3) It can keep getting 30% -- Win for Author and producer, and Amazon is a good guy.
4) It can lower prices to 10 bucks and take 40%, and author and producer STILL get 6 bucks. Win for consumer, and this may make people go through the slightly less convenient hassle of buying outside the app and leaving details with Amazon.
Amazon has choices! If it uses Apple platform for extra sales, it can jolly well share and/or compress it's own margins a little. Why should it make just as much, or more (because Apple bears some weight), when it sells books on the iPad and iPhone?

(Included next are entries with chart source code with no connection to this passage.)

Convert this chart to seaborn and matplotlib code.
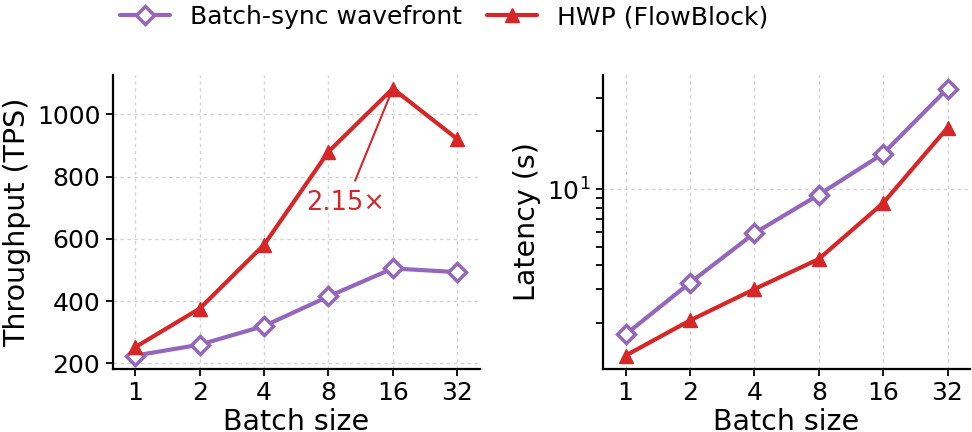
#!/usr/bin/env python3

import pandas as pd
from matplotlib import pyplot as plt
from matplotlib.ticker import NullLocator, FixedLocator, FixedFormatter
import seaborn as sns

batch = [1, 2, 4, 8, 16, 32]
sync_tps = [225, 260, 320, 415, 505, 493]
hwp_tps = [252, 376, 581, 880, 1083, 921]
sync_lat = [1.74, 3.24, 5.88, 9.34, 15.3, 33.5]
hwp_lat = [1.35, 2.06, 3.0, 4.31, 8.45, 20.9]

purple = "#9467bd"
red = "#d62728"

df = pd.DataFrame({
    "batch": batch,
    "sync_tps": sync_tps,
    "hwp_tps": hwp_tps,
    "sync_lat": sync_lat,
    "hwp_lat": hwp_lat,
})

sns.set_style("ticks")
plt.rcParams["font.family"] = ["DejaVu Sans"]
plt.rcParams["text.color"] = "black"
plt.rcParams["axes.labelcolor"] = "black"
plt.rcParams["axes.edgecolor"] = "black"
plt.rcParams["xtick.color"] = "black"
plt.rcParams["ytick.color"] = "black"
plt.rcParams["axes.linewidth"] = 1.6
plt.rcParams["xtick.major.width"] = 1.3
plt.rcParams["ytick.major.width"] = 1.3
plt.rcParams["ytick.minor.width"] = 1.3
plt.rcParams["xtick.major.size"] = 5
plt.rcParams["ytick.major.size"] = 5
plt.rcParams["ytick.minor.size"] = 5

fig = plt.figure(figsize=(9.72, 4.32), dpi=100)
gs = fig.add_gridspec(1, 2, left=0.116, right=0.998, bottom=0.146, top=0.826, wspace=0.336)
ax1 = fig.add_subplot(gs[0])
ax2 = fig.add_subplot(gs[1])

line_kw = dict(linewidth=3, markersize=10)

for ax, sync_col, hwp_col in [(ax1, "sync_tps", "hwp_tps"), (ax2, "sync_lat", "hwp_lat")]:
    sns.lineplot(data=df, x="batch", y=sync_col, ax=ax, color=purple, marker="D",
                 markerfacecolor="white", markeredgecolor=purple, markeredgewidth=2.5,
                 label="Batch-sync wavefront", linewidth=3, markersize=9, zorder=3)
    sns.lineplot(data=df, x="batch", y=hwp_col, ax=ax, color=red, marker="^",
                 markeredgecolor=red, markeredgewidth=1,
                 label="HWP (FlowBlock)", zorder=3, **line_kw)
    ax.set_xscale("log", base=2)
    ax.xaxis.set_major_locator(FixedLocator(batch))
    ax.xaxis.set_major_formatter(FixedFormatter([str(b) for b in batch]))
    ax.xaxis.set_minor_locator(NullLocator())
    ax.set_xlim(2 ** -0.35, 2 ** 5.35)
    ax.set_xlabel("Batch size", fontsize=20.5, labelpad=2)
    ax.tick_params(labelsize=18, pad=4)
    ax.grid(True, which="major", linestyle=(0, (2.5, 2.5)), color="#d4d4d4", linewidth=1.0)
    ax.get_legend().remove()
    sns.despine(ax=ax)

ax1.set_ylabel("Throughput (TPS)", fontsize=20.5, labelpad=4)
ax2.set_yscale("log")
ax2.set_ylabel("Latency (s)", fontsize=20.5, labelpad=4)

ax1.annotate("2.15×", xy=(16, 1083), xytext=(2 ** 3.27, 714),
             ha="center", va="center", fontsize=18.5, color=red,
             arrowprops=dict(arrowstyle="-", color=red, lw=1.5, shrinkA=5, shrinkB=0))

handles, labels = ax1.get_legend_handles_labels()
fig.legend(handles, labels, loc="upper center", bbox_to_anchor=(0.457, 1.04), ncol=2,
           frameon=False, fontsize=18, columnspacing=1.0, handlelength=2.0)

fig.savefig("out.png", dpi=100)
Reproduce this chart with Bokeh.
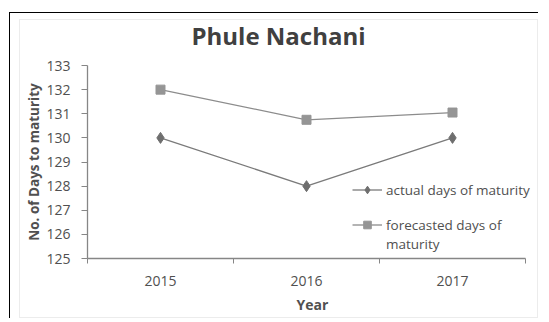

In the case of Magazines, the publisher can try out this new business model, or not. They have a ready market of 160 million who are highly likely to want to read stuff on their iDevice -- if it is simple and price competitive. If Newsweek wants to charge 3 bucks a week to cover this 30%, and Time costs 2 bucks per week, then Newsweek may lose out.
The margins are likely not 30% or less on intangibles, so the producer does not have to "raise prices". The producer is not going to be selling at a loss. Subscriptions is one area you can make up costs in volume. How is selling millions more subscriptions at a couple bucks less, going to cost the producer more than he nets? The Magazine issue is either produced or not produced, the app is produced or not produced -- there are no physical materials. It doesn't take more paper or more ink or more trucks to sell 2 million digital subscriptions than it does to sell 1 million. After producing the issue and selling a certain number of subscriptions to cover costs of writing and coding, then everything else is gravy.

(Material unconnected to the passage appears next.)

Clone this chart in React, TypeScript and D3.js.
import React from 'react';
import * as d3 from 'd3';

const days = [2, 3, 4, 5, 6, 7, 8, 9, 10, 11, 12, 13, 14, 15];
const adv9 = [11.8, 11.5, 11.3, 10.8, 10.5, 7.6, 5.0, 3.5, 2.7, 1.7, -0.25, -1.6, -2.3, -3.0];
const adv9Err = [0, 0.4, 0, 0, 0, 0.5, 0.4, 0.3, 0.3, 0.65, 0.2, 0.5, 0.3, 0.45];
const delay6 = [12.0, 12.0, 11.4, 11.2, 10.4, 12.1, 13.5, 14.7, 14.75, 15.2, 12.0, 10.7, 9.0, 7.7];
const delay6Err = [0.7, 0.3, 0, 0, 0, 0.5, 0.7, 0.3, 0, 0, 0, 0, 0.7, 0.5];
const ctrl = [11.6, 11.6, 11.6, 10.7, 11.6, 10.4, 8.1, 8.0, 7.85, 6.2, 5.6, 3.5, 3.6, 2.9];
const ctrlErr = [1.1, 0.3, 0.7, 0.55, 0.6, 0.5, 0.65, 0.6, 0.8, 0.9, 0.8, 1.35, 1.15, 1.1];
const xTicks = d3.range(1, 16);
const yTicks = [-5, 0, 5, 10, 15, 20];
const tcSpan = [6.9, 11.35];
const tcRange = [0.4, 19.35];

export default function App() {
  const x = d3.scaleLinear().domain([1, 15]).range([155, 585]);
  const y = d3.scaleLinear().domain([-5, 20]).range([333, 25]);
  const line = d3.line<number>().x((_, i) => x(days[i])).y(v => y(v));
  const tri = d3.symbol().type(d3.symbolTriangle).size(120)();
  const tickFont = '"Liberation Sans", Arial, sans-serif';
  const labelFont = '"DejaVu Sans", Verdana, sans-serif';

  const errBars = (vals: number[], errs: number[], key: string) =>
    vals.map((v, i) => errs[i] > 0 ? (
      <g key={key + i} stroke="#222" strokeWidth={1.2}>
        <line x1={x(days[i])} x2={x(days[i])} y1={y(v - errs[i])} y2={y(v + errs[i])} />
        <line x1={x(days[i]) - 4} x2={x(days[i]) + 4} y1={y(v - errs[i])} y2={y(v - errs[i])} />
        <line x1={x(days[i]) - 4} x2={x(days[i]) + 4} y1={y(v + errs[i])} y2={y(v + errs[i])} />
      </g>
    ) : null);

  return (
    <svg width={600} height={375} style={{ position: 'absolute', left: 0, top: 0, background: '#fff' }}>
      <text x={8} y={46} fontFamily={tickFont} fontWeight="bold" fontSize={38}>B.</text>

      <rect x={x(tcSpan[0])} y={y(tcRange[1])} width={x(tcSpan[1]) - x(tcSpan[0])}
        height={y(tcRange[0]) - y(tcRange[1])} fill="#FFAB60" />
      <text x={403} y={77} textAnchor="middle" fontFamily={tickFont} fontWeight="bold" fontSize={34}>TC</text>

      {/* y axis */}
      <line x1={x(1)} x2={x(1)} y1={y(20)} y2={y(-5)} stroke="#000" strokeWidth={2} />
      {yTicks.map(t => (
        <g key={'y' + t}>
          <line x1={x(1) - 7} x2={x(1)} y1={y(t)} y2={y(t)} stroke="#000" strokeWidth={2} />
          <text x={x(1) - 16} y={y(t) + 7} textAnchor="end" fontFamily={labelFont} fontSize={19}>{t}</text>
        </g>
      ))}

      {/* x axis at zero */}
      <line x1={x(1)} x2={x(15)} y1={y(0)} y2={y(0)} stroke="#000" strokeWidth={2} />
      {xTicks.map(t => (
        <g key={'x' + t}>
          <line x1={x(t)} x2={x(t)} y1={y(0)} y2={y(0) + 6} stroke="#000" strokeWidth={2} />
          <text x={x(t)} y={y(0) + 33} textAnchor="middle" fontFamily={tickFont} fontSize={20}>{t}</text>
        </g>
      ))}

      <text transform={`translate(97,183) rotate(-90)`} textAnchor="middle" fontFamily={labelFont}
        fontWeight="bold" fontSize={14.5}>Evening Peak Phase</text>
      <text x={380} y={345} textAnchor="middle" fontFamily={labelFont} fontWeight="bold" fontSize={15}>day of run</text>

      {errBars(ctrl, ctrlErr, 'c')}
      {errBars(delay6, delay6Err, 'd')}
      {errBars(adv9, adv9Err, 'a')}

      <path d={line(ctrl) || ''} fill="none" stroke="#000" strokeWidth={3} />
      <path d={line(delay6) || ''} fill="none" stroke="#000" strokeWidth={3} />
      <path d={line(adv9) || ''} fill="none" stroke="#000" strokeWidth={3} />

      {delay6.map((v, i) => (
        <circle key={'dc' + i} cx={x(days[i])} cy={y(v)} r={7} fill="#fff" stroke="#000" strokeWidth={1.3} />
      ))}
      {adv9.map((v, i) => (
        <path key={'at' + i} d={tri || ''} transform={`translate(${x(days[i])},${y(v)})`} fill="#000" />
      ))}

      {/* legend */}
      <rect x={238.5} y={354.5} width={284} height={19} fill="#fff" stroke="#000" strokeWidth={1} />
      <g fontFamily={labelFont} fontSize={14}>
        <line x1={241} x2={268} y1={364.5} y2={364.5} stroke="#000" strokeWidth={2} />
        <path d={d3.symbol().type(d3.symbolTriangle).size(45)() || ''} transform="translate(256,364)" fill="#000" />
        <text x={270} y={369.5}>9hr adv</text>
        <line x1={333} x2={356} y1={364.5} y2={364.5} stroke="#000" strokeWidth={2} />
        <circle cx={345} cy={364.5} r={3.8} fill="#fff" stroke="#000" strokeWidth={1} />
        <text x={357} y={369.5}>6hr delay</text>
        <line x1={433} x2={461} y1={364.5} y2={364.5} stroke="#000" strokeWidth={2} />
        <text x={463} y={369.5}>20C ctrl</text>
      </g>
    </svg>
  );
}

So, it is fair that Apple is charging for the advantage of using the platform it developed (software, hardware and ecosystem) and providing access to its users.
• These are intangibles -- digital copies of something that would be produced anyway.
• Amazon and publishers are selling more by using iOS than they would if they did it alone. Therefore, there is MORE MONEY all around to pay producers and authors.
• The magazine publishers don't have to create an iApp.